The most significant of the seven Thursday contracts, in both dollars and impact, was first-baseman Vlad Guerrero Jr, who agreed to a $28.5M deal in his final season before reaching free agency, in time for the 2026 season. The Guerrero Jr contract was slightly surprising, if only for its dollar-amount. The MLB Trade Rumors site issues projections for every arb-eligible player, using similar history, service-time and performance and running them through a computer. They are usually very close, but they had projected Vlad for $29.6M, which is $1.1M more than what he signed for.
There are two possible reasons for the largesse of the Blue Jays’ best player when it seems he could have squeezed more money out of the club.

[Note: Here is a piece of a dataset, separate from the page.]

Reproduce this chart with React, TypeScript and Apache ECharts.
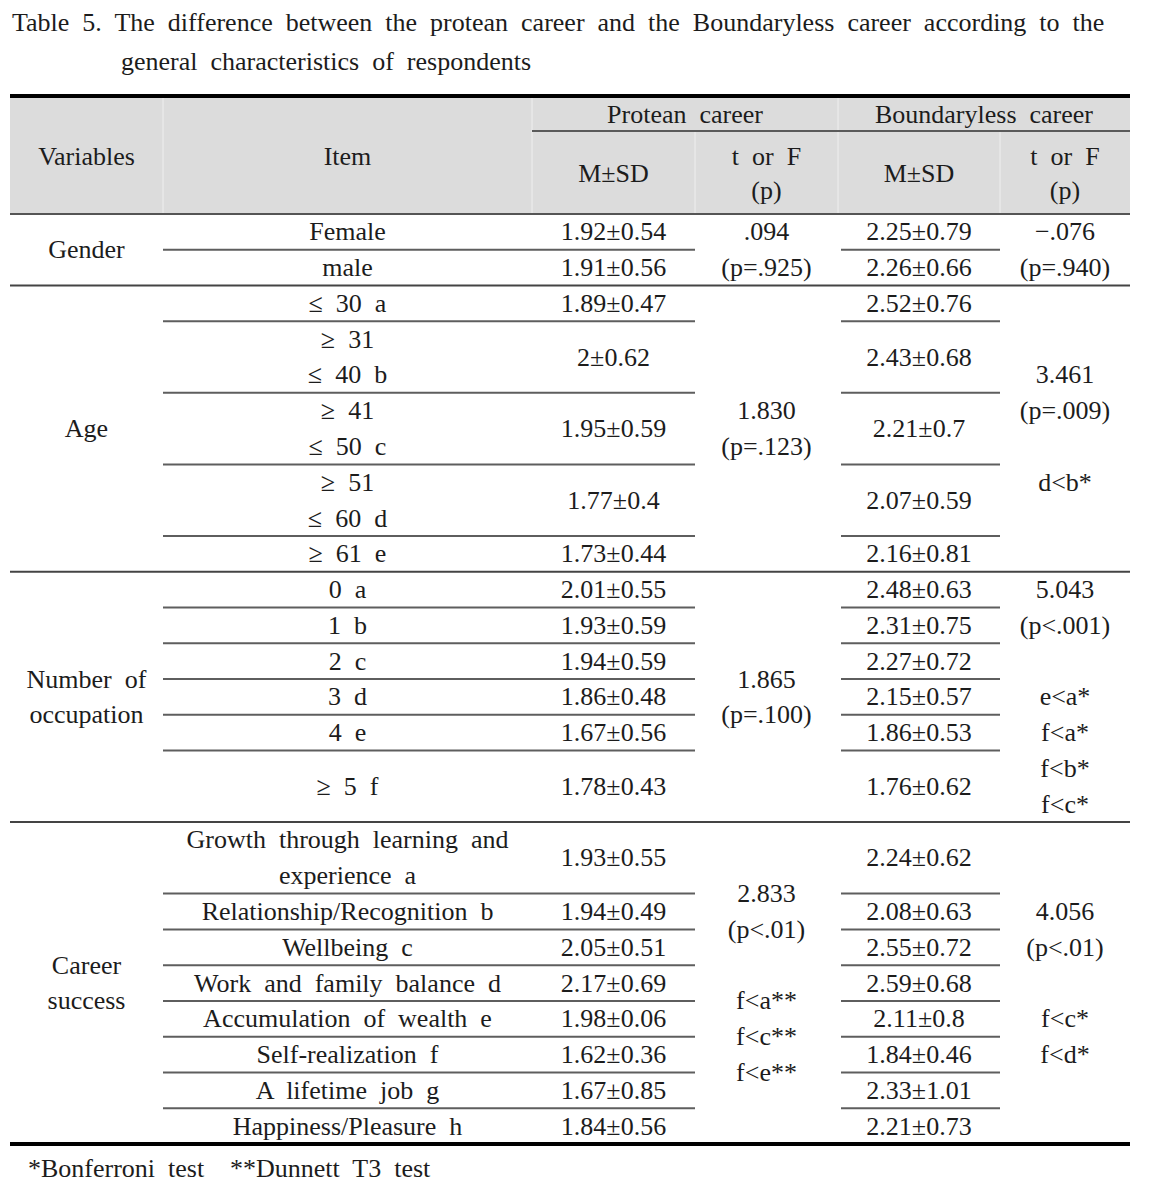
import React, { useEffect, useRef } from "react";
import * as echarts from "echarts";

const titleLines = [
  "Table 5. The difference between the protean career and the Boundaryless career according to the",
  "general characteristics of respondents",
];
const headerGroups = ["Protean career", "Boundaryless career"];
const headerCols = ["Variables", "Item", "M±SD", "t or F\n(p)", "M±SD", "t or F\n(p)"];

const variables = ["Gender", "Age", "Number of\noccupation", "Career\nsuccess"];
const items = [
  ["Female", "male"],
  ["≤ 30 a", "≥ 31\n≤ 40 b", "≥ 41\n≤ 50 c", "≥ 51\n≤ 60 d", "≥ 61 e"],
  ["0 a", "1 b", "2 c", "3 d", "4 e", "≥ 5 f"],
  [
    "Growth through learning and\nexperience a",
    "Relationship/Recognition b",
    "Wellbeing c",
    "Work and family balance d",
    "Accumulation of wealth e",
    "Self-realization f",
    "A lifetime job g",
    "Happiness/Pleasure h",
  ],
];
const proteanMSD = [
  ["1.92±0.54", "1.91±0.56"],
  ["1.89±0.47", "2±0.62", "1.95±0.59", "1.77±0.4", "1.73±0.44"],
  ["2.01±0.55", "1.93±0.59", "1.94±0.59", "1.86±0.48", "1.67±0.56", "1.78±0.43"],
  ["1.93±0.55", "1.94±0.49", "2.05±0.51", "2.17±0.69", "1.98±0.06", "1.62±0.36", "1.67±0.85", "1.84±0.56"],
];
const proteanT = [
  ".094\n(p=.925)",
  "1.830\n(p=.123)",
  "1.865\n(p=.100)",
  "2.833\n(p<.01)\n\nf<a**\nf<c**\nf<e**",
];
const boundaryMSD = [
  ["2.25±0.79", "2.26±0.66"],
  ["2.52±0.76", "2.43±0.68", "2.21±0.7", "2.07±0.59", "2.16±0.81"],
  ["2.48±0.63", "2.31±0.75", "2.27±0.72", "2.15±0.57", "1.86±0.53", "1.76±0.62"],
  ["2.24±0.62", "2.08±0.63", "2.55±0.72", "2.59±0.68", "2.11±0.8", "1.84±0.46", "2.33±1.01", "2.21±0.73"],
];
const boundaryT = [
  "−.076\n(p=.940)",
  "3.461\n(p=.009)\n\nd<b*",
  "5.043\n(p<.001)\n\ne<a*\nf<a*\nf<b*\nf<c*",
  "4.056\n(p<.01)\n\nf<c*\nf<d*",
];
// number of text lines each row occupies
const rowSpans = [
  [1, 1],
  [1, 2, 2, 2, 1],
  [1, 1, 1, 1, 1, 2],
  [2, 1, 1, 1, 1, 1, 1, 1],
];
const footnotes = ["*Bonferroni test", "**Dunnett T3 test"];

const W = 1152;
const H = 1189;
const COLS = [10, 163, 532, 695, 838, 1000, 1130];
const HEAD_TOP = 98;
const HEAD_MID = 131;
const HEAD_BOTTOM = 214;
const BODY_BOTTOM = 1144;
const FONT = '"Liberation Serif", "DejaVu Serif", serif';
const FS = 26;
const INK = "#1c1c1c";

// the reference typesets words with wide gaps
const wide = (s: string) => s.replace(/ /g, "  ");

function txt(text: string, x: number, y: number, align = "center", lh = 35.5, fs = FS) {
  return {
    type: "text",
    x,
    y,
    silent: true,
    style: {
      text: wide(text),
      fill: INK,
      fontSize: fs,
      fontFamily: FONT,
      align,
      verticalAlign: "middle",
      textAlign: align,
      textVerticalAlign: "middle",
      lineHeight: lh,
    },
  };
}
function ln(x1: number, y1: number, x2: number, y2: number, stroke: string, lw: number) {
  return { type: "line", silent: true, shape: { x1, y1, x2, y2 }, style: { stroke, lineWidth: lw } };
}

export default function App() {
  const ref = useRef<HTMLDivElement>(null);
  useEffect(() => {
    if (!ref.current) return;
    const chart = echarts.init(ref.current, null, { renderer: "svg" });
    const els: any[] = [];
    const center = (i: number) => (COLS[i] + COLS[i + 1]) / 2;

    // title
    els.push(txt(titleLines[0], 12, 22, "left"));
    els.push(txt(titleLines[1], 121, 61, "left"));

    // header
    els.push({ type: "rect", silent: true, shape: { x: COLS[0], y: HEAD_TOP, width: COLS[6] - COLS[0], height: HEAD_BOTTOM - HEAD_TOP }, style: { fill: "#dcdcdc" } });
    const sep = "#efefef";
    els.push(ln(COLS[1], HEAD_TOP, COLS[1], HEAD_BOTTOM, sep, 1));
    els.push(ln(COLS[2], HEAD_TOP, COLS[2], HEAD_BOTTOM, sep, 1));
    els.push(ln(COLS[4], HEAD_TOP, COLS[4], HEAD_BOTTOM, sep, 1));
    els.push(ln(COLS[3], HEAD_MID, COLS[3], HEAD_BOTTOM, sep, 1));
    els.push(ln(COLS[5], HEAD_MID, COLS[5], HEAD_BOTTOM, sep, 1));
    els.push(ln(COLS[2], HEAD_MID, COLS[6], HEAD_MID, "#5a5a5a", 2));
    els.push(ln(COLS[0], HEAD_BOTTOM, COLS[6], HEAD_BOTTOM, "#555", 2));
    els.push(ln(COLS[0], 96, COLS[6], 96, "#000", 4));
    els.push(ln(COLS[0], BODY_BOTTOM, COLS[6], BODY_BOTTOM, "#000", 4));

    els.push(txt(headerGroups[0], (COLS[2] + COLS[4]) / 2, (HEAD_TOP + HEAD_MID) / 2));
    els.push(txt(headerGroups[1], (COLS[4] + COLS[6]) / 2, (HEAD_TOP + HEAD_MID) / 2));
    els.push(txt(headerCols[0], center(0), (HEAD_TOP + HEAD_BOTTOM) / 2));
    els.push(txt(headerCols[1], center(1), (HEAD_TOP + HEAD_BOTTOM) / 2));
    for (let c = 2; c < 6; c++) {
      els.push(txt(headerCols[c], center(c), (HEAD_MID + HEAD_BOTTOM) / 2 + 1, "center", 34));
    }

    // body
    const totalUnits = rowSpans.reduce((s, g) => s + g.reduce((a, b) => a + b, 0), 0);
    const unit = (BODY_BOTTOM - HEAD_BOTTOM) / totalUnits;
    let y = HEAD_BOTTOM;
    for (let g = 0; g < variables.length; g++) {
      const gStart = y;
      const spans = rowSpans[g];
      for (let r = 0; r < spans.length; r++) {
        const h = spans[r] * unit;
        const cy = y + h / 2;
        els.push(txt(items[g][r], center(1), cy, "center", unit));
        els.push(txt(proteanMSD[g][r], center(2), cy));
        els.push(txt(boundaryMSD[g][r], center(4), cy));
        y += h;
        if (r < spans.length - 1) {
          els.push(ln(COLS[1], y, COLS[3], y, "#5e5e5e", 2));
          els.push(ln(COLS[4] + 3, y, COLS[5], y, "#5e5e5e", 2));
        }
      }
      const gMid = (gStart + y) / 2;
      els.push(txt(variables[g], center(0), gMid, "center", unit));
      els.push(txt(proteanT[g], center(3), gMid, "center", unit));
      els.push(txt(boundaryT[g], center(5), gMid, "center", unit));
      if (g < variables.length - 1) {
        els.push(ln(COLS[0], y, COLS[6], y, "#444", 2));
      }
    }

    els.push(txt(footnotes[0], 28, 1168, "left"));
    els.push(txt(footnotes[1], 230, 1168, "left"));

    chart.setOption({
      animation: false,
      backgroundColor: "#ffffff",
      graphic: { elements: els },
    });
    return () => chart.dispose();
  }, []);
  return (
    <div
      ref={ref}
      style={{ position: "absolute", left: 0, top: 0, width: W, height: H, background: "#fff" }}
    />
  );
}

First is that the actual ’25 salary number is insignificant because they are continuing negotiations for a mega, multi-year contract and this will simply be absorbed and manipulated into the broader amount of a huge Total Value deal of 12-15 years.
Second is that perhaps the $1.1-million that Guerrero Jr seems to be leaving on the table of his estimated award is in order to allow the club some flexibility in seeking a trade partner and that having a 2025 contract in place, instead of having to go to a hearing with the Jays or a new team is much more palatable for everyone concerned. In either case, much of the Jays payroll fog has lifted.
Last season’s opening day 26-man number according to the reliable website, Cot’s Baseball Contracts, was $225,632,600, now leaving the Jays close to $40M to spend on the remaining 11 roster spots. Note that we are saying 11, not nine, because two players are expected to be on the IL on opening day. They are centre fielder Daulton Varsho ($8.2M) and righthanded starter Alek Manoah ($2.2M). They will both need to be temporarily replaced on the active roster.
At his season-ending press briefing, team president Mark Shapiro promised that the opening day payroll would be “more or less” the same in 2025 as it was in 2024. That means that with 17 players now under MLB contracts, the Jays have just less than $40-million to find a significant power hitter, a No. 4 starter for the rotation and a reasonably priced higher leverage reliever from a huge free-agent pool that remains.
You do the math and have fun seeing what can be added for that amount. But, above and beyond, what would surely help in convincing free agents to take their money would be if they were to announce a long-term deal with Vlad.
Reported ‘25 contracts for Blue Jays arb-eligible players: 1B Guerrero Jr $28.5M; CF Varsho $8.2M; C Alejandro Kirk $4.6M; RHP Manoah $2.2M; IF Ernie Clement $1.975M; RHP Nick Sandlin $1.63M and RHP Zach Pop $0.9M.